Upaya pengarusutamaan hak anak, kata Pinky, diurai berupa hak atas akta kelahiran, hak pendidikan usia dini, hak ikut wajib belajar 9 tahun. Anak juga berhak atas lingkungan belajar yang aman, terbebas dari perlakukan salah, kekerasan, eksploitasi ekonomi dan seksual, perlindungan anak marjinal dan minoritas, pelayanan informasi dan ruang partisipasi bagi anak, serta ruang publik aman untuk belajar, bermain, rekreasi dan aktivitas budaya.
Upaya pemenuhan hak anak, sudah dijabarkan pemerintah dalam bentuk pembuatan kriteria bagi kota untuk menjadi kota yang layak anak. Dalam hal ini Surabaya sudah mendapat penghargaan kota layak anak. Untuk itu selanjutnya perlu diupayakan bahwa upaya melakukan pengarusutamaan hak anak itu bisa dilakukan dengan menyeleraskannya dengan upaya pengarusutamaan gender.
Caranya mengembangkan kebijakan kabupaten dan kota sebagai kota layak anak. Penggabungan dua kebijakan itu merupakan cara yang tepat untuk meningkatkan indeks pembangunan manusia (IPM).
Yuliati mengutarakan pengalamannya selama 20 tahun mengelola LSM Yayasan Alit, melakukan upaya-upaya membantu memecahkan masalah anak.

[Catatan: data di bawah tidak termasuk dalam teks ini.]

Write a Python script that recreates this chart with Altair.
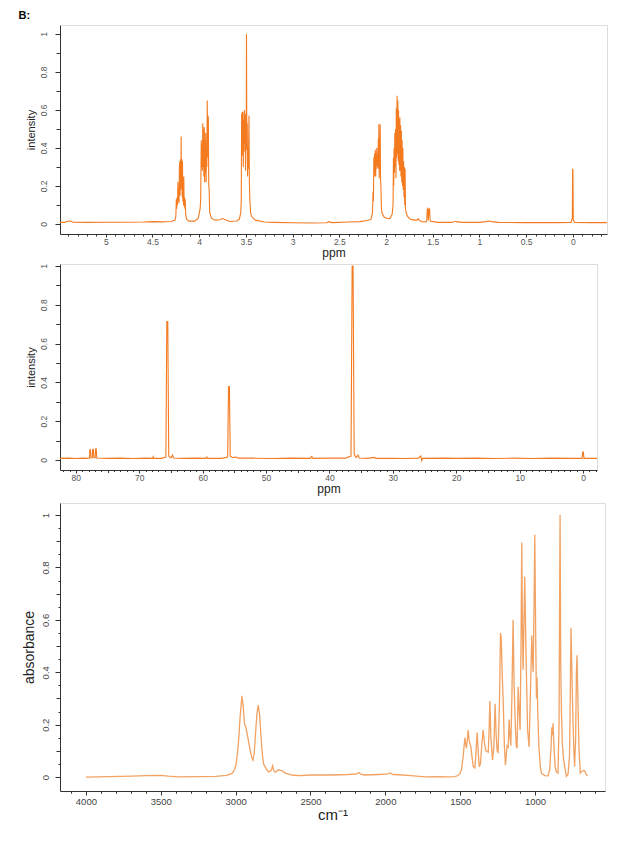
import altair as alt
import pandas as pd

# ---------------- 1H NMR (ppm, intensity) ----------------
h_ppm = [5.50, 5.44, 5.41, 5.38, 5.35, 5.20, 5.00, 4.80, 4.60, 4.50, 4.40, 4.30, 4.26,
         4.250, 4.245, 4.240, 4.236, 4.232, 4.228, 4.224, 4.220, 4.216, 4.212, 4.208, 4.204, 4.200,
         4.196, 4.193, 4.190, 4.186, 4.182, 4.179, 4.175, 4.171, 4.168, 4.165, 4.161, 4.157, 4.153,
         4.150, 4.145, 4.136, 4.11, 4.05,
         4.01, 3.99, 3.984, 3.978, 3.974, 3.970, 3.966, 3.962, 3.958, 3.954, 3.950, 3.946, 3.942,
         3.938, 3.934, 3.930, 3.926, 3.922, 3.918, 3.914, 3.910, 3.906, 3.902, 3.898, 3.894, 3.888,
         3.87, 3.83, 3.78, 3.75, 3.72, 3.67, 3.60, 3.57,
         3.555, 3.550, 3.546, 3.542, 3.539, 3.536, 3.532, 3.528, 3.524, 3.520, 3.516, 3.512, 3.508,
         3.504, 3.500, 3.496, 3.494, 3.490, 3.486, 3.482, 3.478, 3.474, 3.470, 3.467, 3.463, 3.458,
         3.45, 3.44, 3.40, 3.30, 3.20, 3.00, 2.80, 2.64, 2.61, 2.58, 2.40, 2.28, 2.20, 2.16,
         2.145, 2.139, 2.135, 2.131, 2.127, 2.123, 2.119, 2.115, 2.111, 2.107, 2.103, 2.099, 2.095,
         2.091, 2.087, 2.083, 2.079, 2.077, 2.073, 2.069, 2.066, 2.063, 2.059, 2.055, 2.050, 2.045,
         2.02, 1.99, 1.96, 1.935,
         1.925, 1.921, 1.918, 1.914, 1.910, 1.906, 1.902, 1.898, 1.894, 1.890, 1.886, 1.882, 1.878,
         1.874, 1.870, 1.866, 1.862, 1.858, 1.855, 1.852, 1.848, 1.844, 1.840, 1.836, 1.832, 1.828,
         1.824, 1.820, 1.816, 1.812, 1.808, 1.804, 1.800, 1.796, 1.792, 1.785, 1.77, 1.74, 1.70,
         1.67, 1.656, 1.645, 1.60, 1.565, 1.558, 1.552, 1.548, 1.540, 1.534, 1.528, 1.45, 1.30,
         1.25, 1.235, 1.22, 1.20, 1.00, 0.93, 0.90, 0.87, 0.80, 0.50, 0.20, 0.02, 0.006, 0.003,
         0.0, -0.004, -0.02, -0.20, -0.37]
h_int = [0.008, 0.008, 0.014, 0.015, 0.009, 0.008, 0.009, 0.009, 0.010, 0.012, 0.011, 0.013, 0.02,
         0.04, 0.13, 0.08, 0.14, 0.10, 0.22, 0.12, 0.19, 0.11, 0.30, 0.33, 0.15, 0.34,
         0.18, 0.46, 0.20, 0.34, 0.14, 0.33, 0.12, 0.22, 0.10, 0.25, 0.09, 0.14, 0.08,
         0.13, 0.05, 0.025, 0.015, 0.015,
         0.03, 0.08, 0.13, 0.44, 0.30, 0.42, 0.28, 0.53, 0.30, 0.50, 0.25, 0.51, 0.22,
         0.44, 0.27, 0.48, 0.22, 0.40, 0.30, 0.65, 0.35, 0.57, 0.55, 0.20, 0.19, 0.06,
         0.03, 0.02, 0.022, 0.028, 0.022, 0.013, 0.015, 0.025,
         0.06, 0.12, 0.58, 0.40, 0.59, 0.36, 0.59, 0.30, 0.55, 0.38, 0.60, 0.42, 0.58,
         0.28, 0.50, 0.45, 1.00, 0.39, 0.53, 0.25, 0.40, 0.29, 0.45, 0.57, 0.22, 0.13,
         0.06, 0.04, 0.02, 0.01, 0.008, 0.006, 0.005, 0.006, 0.012, 0.007, 0.01, 0.012, 0.018, 0.025,
         0.06, 0.17, 0.12, 0.35, 0.27, 0.37, 0.25, 0.39, 0.25, 0.37, 0.31, 0.40, 0.29,
         0.36, 0.30, 0.45, 0.29, 0.525, 0.24, 0.45, 0.30, 0.525, 0.24, 0.20, 0.09, 0.06,
         0.035, 0.03, 0.028, 0.05,
         0.10, 0.35, 0.20, 0.40, 0.27, 0.48, 0.30, 0.50, 0.24, 0.61, 0.35, 0.675, 0.37,
         0.65, 0.33, 0.60, 0.31, 0.55, 0.28, 0.56, 0.28, 0.52, 0.25, 0.49, 0.22, 0.44,
         0.20, 0.40, 0.18, 0.33, 0.14, 0.30, 0.10, 0.29, 0.08, 0.06, 0.04, 0.025, 0.02,
         0.02, 0.028, 0.018, 0.01, 0.012, 0.08, 0.075, 0.02, 0.08, 0.078, 0.015, 0.008, 0.008,
         0.014, 0.008, 0.013, 0.008, 0.008, 0.012, 0.015, 0.012, 0.008, 0.007, 0.007, 0.008, 0.03, 0.288,
         0.288, 0.02, 0.008, 0.007, 0.007]

# ---------------- 13C NMR (ppm, intensity) ----------------
c_ppm = [82.5, 81, 80, 79, 78.2, 77.85, 77.8, 77.7, 77.6, 77.4, 77.35, 77.25, 77.15, 76.95, 76.88,
         76.78, 76.7, 75, 73, 71, 69, 67.9, 67.8, 67.7, 66.5, 65.8, 65.65, 65.5, 65.35, 65.0, 64.75,
         64.6, 63, 61, 59.5, 59.35, 59.2, 57, 56.05, 55.92, 55.78, 55.65, 55.3, 54.7, 54.4, 52, 49,
         46, 43.0, 42.8, 42.6, 40, 37.5, 36.6, 36.42, 36.28, 36.1, 35.8, 35.5, 35.3, 34, 32.9, 32.7,
         30, 28, 26, 25.6, 25.45, 25.3, 22, 20, 17, 14, 11, 8, 5, 2, 0.15, 0.05, -0.05, -0.15, -2.2]
c_int = [0.008, 0.009, 0.007, 0.009, 0.008, 0.01, 0.052, 0.052, 0.01, 0.012, 0.055, 0.055, 0.012, 0.012, 0.057,
         0.057, 0.01, 0.008, 0.009, 0.007, 0.009, 0.008, 0.017, 0.008, 0.008, 0.015, 0.713, 0.713, 0.02, 0.01, 0.025,
         0.01, 0.008, 0.009, 0.008, 0.015, 0.008, 0.008, 0.015, 0.378, 0.378, 0.02, 0.012, 0.015, 0.009, 0.009, 0.007,
         0.009, 0.008, 0.018, 0.008, 0.009, 0.009, 0.02, 1.0, 1.0, 0.03, 0.012, 0.025, 0.01, 0.008, 0.013, 0.008,
         0.008, 0.007, 0.009, 0.02, -0.004, 0.008, 0.009, 0.008, 0.009, 0.007, 0.009, 0.007, 0.009, 0.008, 0.008, 0.04, 0.04, 0.008, 0.008]

# ---------------- IR (wavenumber, absorbance) ----------------
ir_wn = [4000, 3850, 3690, 3600, 3500, 3450, 3380, 3250, 3135, 3060, 3024, 3010, 2998, 2988, 2980, 2970,
         2958, 2948, 2940, 2931, 2918, 2902, 2892, 2884, 2876, 2869, 2858, 2849, 2840, 2831, 2822, 2813,
         2795, 2780, 2762, 2753, 2745, 2735, 2722, 2713, 2700, 2691, 2680, 2669, 2624, 2580, 2490, 2358,
         2250, 2190, 2176, 2160, 2136, 2050, 1990, 1969, 1950, 1913, 1830, 1735, 1650, 1580, 1536, 1515,
         1502, 1491, 1480, 1469, 1462, 1458, 1447, 1441, 1436, 1430, 1424, 1413, 1402, 1395, 1387, 1380,
         1373, 1365, 1355, 1347, 1338, 1329, 1313, 1307, 1302, 1295, 1284, 1275, 1267, 1260, 1253, 1247,
         1238, 1231, 1226, 1220, 1213, 1205, 1198, 1190, 1187, 1180, 1173, 1167, 1162, 1155, 1147, 1140,
         1132, 1126, 1120, 1113, 1106, 1100, 1094, 1089, 1084, 1080, 1074, 1069, 1063, 1058, 1050, 1040,
         1032, 1022, 1017, 1013, 1007, 1002, 996, 991, 987, 982, 975, 965, 958, 935, 913, 902, 893, 888,
         884, 880, 875, 866, 858, 847, 840, 835, 833, 830, 829, 824, 818, 810, 802, 791, 780, 770, 765,
         760, 754, 747, 741, 736, 729, 724, 720, 714, 707, 698, 690, 680, 669, 660, 651]
ir_abs = [0.0, 0.002, 0.004, 0.006, 0.007, 0.004, 0.001, 0.002, 0.003, 0.007, 0.014, 0.025, 0.045, 0.09, 0.14, 0.23,
          0.31, 0.26, 0.20, 0.19, 0.15, 0.10, 0.075, 0.065, 0.09, 0.15, 0.24, 0.275, 0.24, 0.16, 0.09, 0.05,
          0.03, 0.02, 0.025, 0.043, 0.025, 0.018, 0.025, 0.028, 0.025, 0.025, 0.02, 0.015, 0.008, 0.006, 0.008, 0.008,
          0.01, 0.012, 0.017, 0.01, 0.008, 0.01, 0.011, 0.016, 0.01, 0.009, 0.006, 0.001, 0.002, 0.001, 0.002, 0.006,
          0.013, 0.03, 0.08, 0.15, 0.12, 0.11, 0.18, 0.14, 0.13, 0.12, 0.09, 0.04, 0.035, 0.09, 0.17, 0.10,
          0.04, 0.05, 0.13, 0.18, 0.13, 0.10, 0.095, 0.18, 0.29, 0.15, 0.065, 0.12, 0.28, 0.16, 0.10, 0.095,
          0.28, 0.55, 0.53, 0.40, 0.29, 0.12, 0.045, 0.10, 0.12, 0.115, 0.22, 0.15, 0.12, 0.30, 0.60, 0.35,
          0.20, 0.12, 0.11, 0.345, 0.25, 0.18, 0.50, 0.895, 0.55, 0.41, 0.60, 0.765, 0.55, 0.40, 0.18, 0.115,
          0.30, 0.54, 0.45, 0.40, 0.65, 0.925, 0.55, 0.30, 0.38, 0.25, 0.12, 0.04, 0.015, 0.006, 0.005, 0.03, 0.12, 0.19,
          0.16, 0.205, 0.13, 0.04, 0.02, 0.015, 0.2, 0.8, 1.0, 0.6, 0.45, 0.25, 0.13, 0.07, 0.04, 0.003, 0.01, 0.08, 0.3,
          0.57, 0.40, 0.22, 0.10, 0.04, 0.15, 0.40, 0.465, 0.30, 0.11, 0.015, 0.02, 0.025, 0.025, 0.012, 0.004]

# ---------------- tick values ----------------
h_x_major = [5, 4.5, 4, 3.5, 3, 2.5, 2, 1.5, 1, 0.5, 0]
h_x_minor = [round(-0.3 + 0.1 * i, 1) for i in range(58)]
c_x_major = [80, 70, 60, 50, 40, 30, 20, 10, 0]
c_x_mid = [75, 65, 55, 45, 35, 25, 15, 5]
c_x_minor = list(range(-2, 83))
ir_x_major = [4000, 3500, 3000, 2500, 2000, 1500, 1000]
ir_x_minor = list(range(600, 4200, 100))
y_major = [0, 0.2, 0.4, 0.6, 0.8, 1]
y_minor = [round(0.1 * i, 1) for i in range(11)]
y_minor_ir = [round(0.05 * i, 2) for i in range(21)]

FONT = "Liberation Sans"
NMR_COLOR = "#f47a20"
IR_COLOR = "#f2a262"


def panel(xs, ys, xdom, ydom, w, h, color, sw, xtitle, ytitle,
          x_groups, y_groups, lab_size, ytitle_size, xtitle_size, lab_color,
          ylab_pad, ytitle_pad, xlab_pad, xtitle_pad):
    df = pd.DataFrame({"x": xs, "y": ys, "i": list(range(len(xs)))})
    n = max(len(x_groups), len(y_groups))
    layers = []
    for k in range(n):
        xg = x_groups[k] if k < len(x_groups) else x_groups[-1]
        yg = y_groups[k] if k < len(y_groups) else y_groups[-1]
        major = k == 0
        xaxis = alt.Axis(
            orient="bottom", values=xg[0], tickSize=xg[1], labels=major,
            domain=major, grid=False, labelExpr="datum.value + ''",
            title=xtitle if major else None,
            tickColor="#333", domainColor="#333", tickWidth=1,
            labelColor=lab_color, labelFont=FONT, labelFontSize=lab_size,
            labelPadding=xlab_pad, labelFlush=False, labelOverlap=False,
            titleFont=FONT, titleFontSize=xtitle_size, titleFontWeight="normal",
            titleColor="#222", titlePadding=xtitle_pad,
        )
        yaxis = alt.Axis(
            orient="left", values=yg[0], tickSize=yg[1], labels=major,
            domain=major, grid=False, labelExpr="datum.value + ''",
            title=ytitle if major else None,
            tickColor="#333", domainColor="#333", tickWidth=1,
            labelColor=lab_color, labelFont=FONT, labelFontSize=lab_size,
            labelAngle=270, labelAlign="center", labelBaseline="bottom",
            labelPadding=ylab_pad, labelFlush=False, labelOverlap=False,
            titleFont=FONT, titleFontSize=ytitle_size, titleFontWeight="normal",
            titleColor="#222", titlePadding=ytitle_pad,
        )
        layer = alt.Chart(df).mark_line(
            color=color, strokeWidth=sw, opacity=1 if major else 0, clip=True
        ).encode(
            x=alt.X("x:Q", scale=alt.Scale(domain=xdom, reverse=True, nice=False, zero=False), axis=xaxis),
            y=alt.Y("y:Q", scale=alt.Scale(domain=ydom, nice=False, zero=False), axis=yaxis),
            order="i:Q",
        )
        layers.append(layer)
    return alt.layer(*layers).resolve_axis(x="independent", y="independent").properties(width=w, height=h)


p1 = panel(h_ppm, h_int, [-0.365, 5.49], [-0.053, 1.047], 547, 209, NMR_COLOR, 1.1,
           "ppm", "intensity",
           [(h_x_major, 3), (h_x_minor, 2)], [(y_major, 5), (y_minor, 4)],
           8.5, 11, 12, "#555", 7, 3, 0, 2)
p2 = panel(c_ppm, c_int, [-2.2, 82.5], [-0.052, 1.01], 537, 206, NMR_COLOR, 1.1,
           "ppm", "intensity",
           [(c_x_major, 3), (c_x_mid, 2.5), (c_x_minor, 1.5)], [(y_major, 5), (y_minor, 4)],
           8.5, 11, 12, "#555", 7, 3, 0, 2)
p3 = panel(ir_wn, ir_abs, [533, 4173], [-0.053, 1.046], 545, 288, IR_COLOR, 1.3,
           "cm⁻¹", "absorbance",
           [(ir_x_major, 4), (ir_x_minor, 2)], [(y_major, 5), (y_minor, 4), (y_minor_ir, 2)],
           9.5, 14, 15, "#444", 5, 4, 1, 2).properties(
    title=alt.TitleParams(" ", fontSize=3, offset=0)
)

chart = alt.vconcat(p1, p2, p3, spacing=4).properties(
    title=alt.TitleParams("B:", anchor="start", fontSize=11, fontWeight="bold",
                          font=FONT, color="#000", offset=4, dx=-3),
    padding={"left": 18, "top": 9, "right": 5, "bottom": 5},
).configure_view(stroke="#e4e4e4").configure(background="white")

chart.save("out.html", embed_options={"renderer": "svg", "actions": False})
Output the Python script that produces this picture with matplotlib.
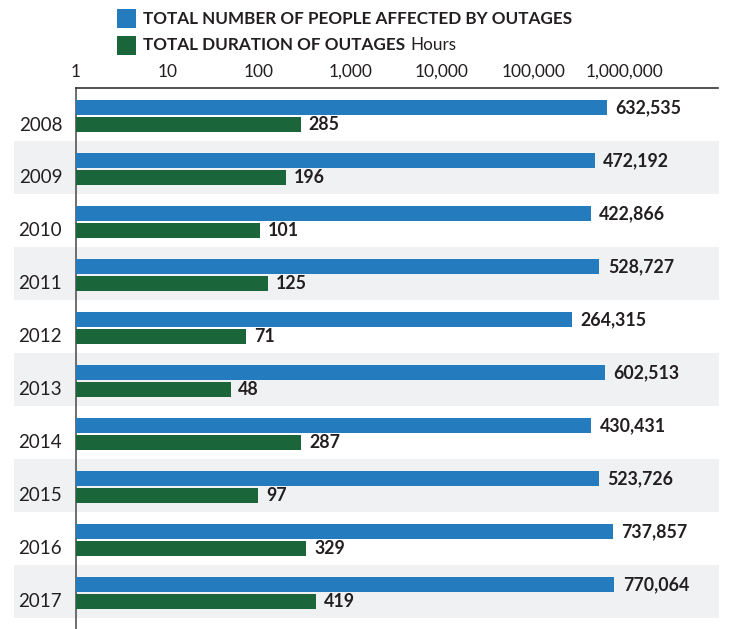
import matplotlib
matplotlib.use("Agg")
import matplotlib.pyplot as plt
from matplotlib.patches import Rectangle
import matplotlib.transforms as mtransforms
import numpy as np

years = ["2008", "2009", "2010", "2011", "2012", "2013", "2014", "2015", "2016", "2017"]
people_affected = [632535, 472192, 422866, 528727, 264315, 602513, 430431, 523726, 737857, 770064]
duration_hours = [285, 196, 101, 125, 71, 48, 287, 97, 329, 419]
tick_values = [1, 10, 100, 1000, 10000, 100000, 1000000]
tick_labels = ["1", "10", "100", "1,000", "10,000", "100,000", "1,000,000"]
legend_labels = ["TOTAL NUMBER OF PEOPLE AFFECTED BY OUTAGES", "TOTAL DURATION OF OUTAGES"]
legend_unit = "Hours"

BLUE = "#247bbd"
GREEN = "#1b653b"
GRAY = "#f0f1f3"
TXT = "#231f20"
FONT = "Lato"

W, H = 735, 629
fig = plt.figure(figsize=(W / 100, H / 100), dpi=100)
ax = fig.add_axes([76 / W, 0, (718 - 76) / W, (629 - 88) / H])

n = len(years)
y = np.arange(n)
bh = 0.29
off_b, off_g = -0.13, 0.19
ax.barh(y + off_b, people_affected, height=bh, left=1, color=BLUE, zorder=3)
ax.barh(y + off_g, duration_hours, height=bh, left=1, color=GREEN, zorder=3)

ax.set_xscale("log")
ax.set_xlim(1, 10 ** 7.02)
ax.set_ylim(9.71, -0.5)

# alternating bands
trans = mtransforms.blended_transform_factory(fig.transFigure, ax.transData)
for i in range(n):
    if i % 2 == 1:
        r = Rectangle((14 / W, i - 0.5), (719 - 14) / W, 1.0, transform=trans,
                      facecolor=GRAY, edgecolor="none", zorder=0, clip_on=False)
        fig.add_artist(r)
ax.patch.set_visible(False)

# value labels
for i in range(n):
    ax.annotate(f"{people_affected[i]:,}", (people_affected[i], y[i] + off_b),
                xytext=(6, 0), textcoords="offset points", va="center", ha="left",
                fontsize=12.8, fontweight="bold", color=TXT, family=FONT)
    ax.annotate(f"{duration_hours[i]:,}", (duration_hours[i], y[i] + off_g),
                xytext=(6, 0), textcoords="offset points", va="center", ha="left",
                fontsize=12.8, fontweight="bold", color=TXT, family=FONT)

ax.set_yticks(y + 0.17)
ax.set_yticklabels(years, fontsize=13.5, color=TXT, family=FONT)
ax.tick_params(axis="y", length=0, pad=10)

ax.xaxis.tick_top()
ax.set_xticks(tick_values)
ax.set_xticklabels(tick_labels, fontsize=12.5, color=TXT, family=FONT)
ax.xaxis.set_minor_locator(matplotlib.ticker.NullLocator())
ax.tick_params(axis="x", length=0, pad=6)

for s in ["right", "bottom"]:
    ax.spines[s].set_visible(False)
ax.spines["top"].set_color("#333333")
ax.spines["top"].set_linewidth(1.2)
ax.spines["left"].set_color("#555555")
ax.spines["left"].set_linewidth(1.2)

# legend
fig.add_artist(Rectangle((117 / W, 1 - 28 / H), 19 / W, 19 / H, transform=fig.transFigure,
                         facecolor=BLUE, edgecolor="none"))
fig.add_artist(Rectangle((117 / W, 1 - 55 / H), 19 / W, 19 / H, transform=fig.transFigure,
                         facecolor=GREEN, edgecolor="none"))
fig.text(143 / W, 1 - 18.5 / H, legend_labels[0], fontsize=12.3, fontweight="bold",
         color=TXT, family=FONT, va="center", ha="left")
t2 = fig.text(143 / W, 1 - 45.5 / H, legend_labels[1], fontsize=12.3, fontweight="bold",
              color=TXT, family=FONT, va="center", ha="left")
fig.canvas.draw()
bb = t2.get_window_extent()
fig.text((bb.x1 + 5) / W, 1 - 45.5 / H, legend_unit, fontsize=12.3,
         color=TXT, family=FONT, va="center", ha="left")

fig.savefig("out.png", dpi=100)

Diantaranya perlindungan terhadap perdagangan anak dengan alasan pariwisata.
Alit bekerja menanggulangi masalah anak, yaitu pekerja anak, anak yang dilacurkan, perkawinan anak yang jumlahnya masih tinggi di Indonesia, masalah anak dalam lingkaran konflik dan politik seperti yang dialami anak-anak jadi korban atau bahkan disuruh menjadi pelaku pengeboman.
Juga masalah anak-anak yang korban kekerasan fisik, psikis dan seksual, serta perdagagan. “Masalah anak juga termasuk angka kematian bayi yang tinggi dan kerawanan kesehatan anak,” katanya.